Simplicity has been sacrificed and over-simplification of serious matters is portrayed as a quality of eruditeness. Quoting from the Great Chronicle (Mahawansa) is accepted as patriotism and any expression of reasonableness is regarded as weakness and traitorous. Excellence has no place and anyone showing signs of excellence is degraded and maligned and in its place mediocrity reigns.
Sri Lanka has become a country of mediocre rulers and officials, of mediocre politicians and supporters. The benefits of free education have been completely swept away and instead of producing generation after generation of free-thinking patriots, it has sprung up graduates and scholars bent on selling their degrees to the highest bidder. Prostitution of their degrees is accepted as a norm and the ones who choose to be different are classified as traitors and unpatriotic vultures.
The unfortunate consequence of the so-called common man’s revolution has completely distorted the view of oneself and one’s own philosophy. It is not only resident in the governing circles; it has spread laterally across the parliamentary Opposition as well. Open corruption is regarded as the ‘done thing’ and any deviation from oiling the right palm is abhorred and met with utter disdain.
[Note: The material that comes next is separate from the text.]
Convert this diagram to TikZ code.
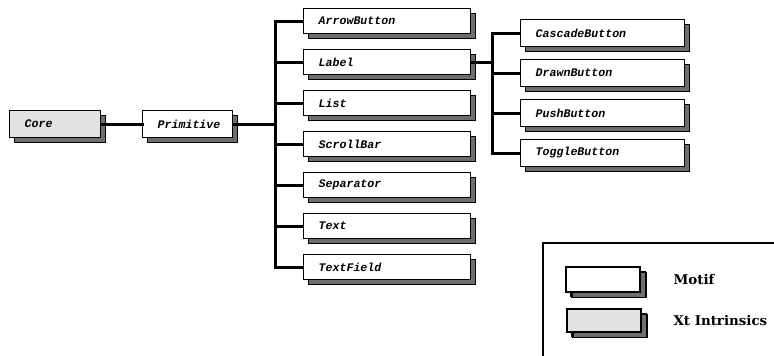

Usurpation of people’s power which is vested in them by virtue of election results is being practiced not only by the politicians but even their wives and husbands and children, by all kith and kin and they pontificate to the country as paragons of virtue and liberators of values.
Let us not dream any more. The paradigm has changed and it has changed for the worse. The UNP of yesteryear is no more; the SLFP of S W R D Bandaranaike is no more, the country of our parents’ generation is no more. In its place is a malodorous pit of corruption, a nauseating concoction of government machinery, a sorry people whose dreams have been shattered and expectations dashed and a place where mediocrity reigns with no challenger in sight.